Assisted by those directions and early identification of issues, it is always possible to streamline the presentation of a consumer fraud through cooperation between prosecution and defence. The parties are obliged to cooperate by virtue of the interplay of the directions timetabled, and the general obligation of cooperation imposed on all parties by Part 3 of the Criminal Procedure Rules.

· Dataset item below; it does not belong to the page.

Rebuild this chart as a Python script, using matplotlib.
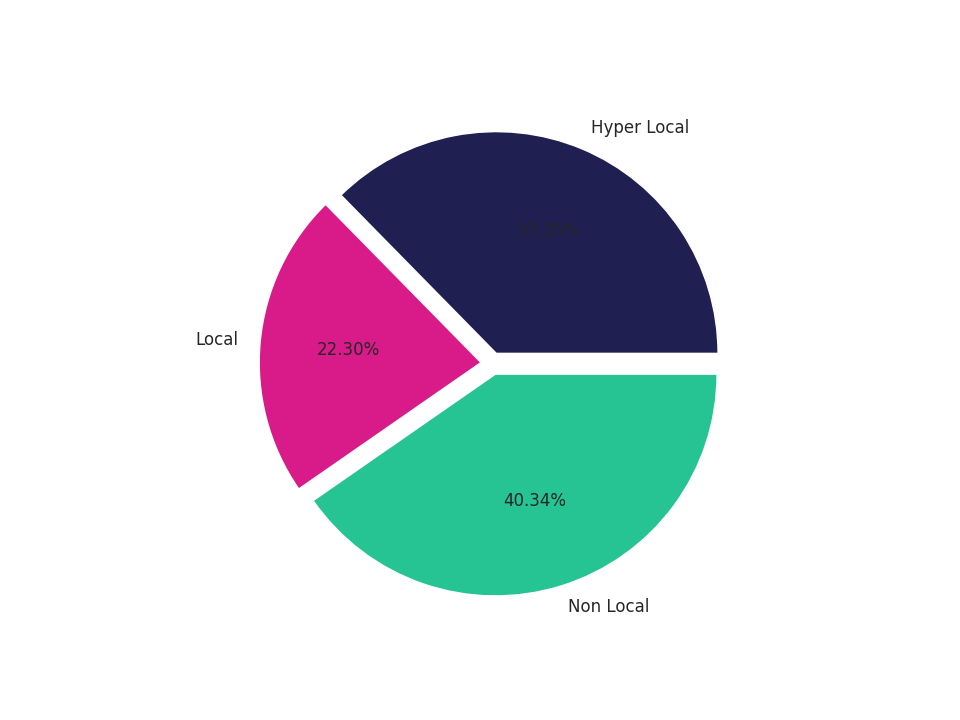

If a draft jury bundle index, draft admissions, and a draft batting order are before the court, that will enable a proactive court to put its stamp on trial management in a way that will help both parties. Where the court is not proactive, it will enable the prosecution and defence to ensure the case includes only the necessary evidence and proceeds smoothly.
Conclusion
It is a common misconception that consumer frauds are complex and complicated. They are usually straightforward, albeit possibly substantial. If early thought is given to these cases in a methodical and considered way, forensic judgement can be used effectively to keep cases short and factually simple.
They can be presented with a minimum of evidence, without the fairness of proceedings being affected, and costs can be kept vastly lower than a case such as this, where tens of thousands of pages were served as evidence. In this instance, with adequate case management, they might have been retained as unused material.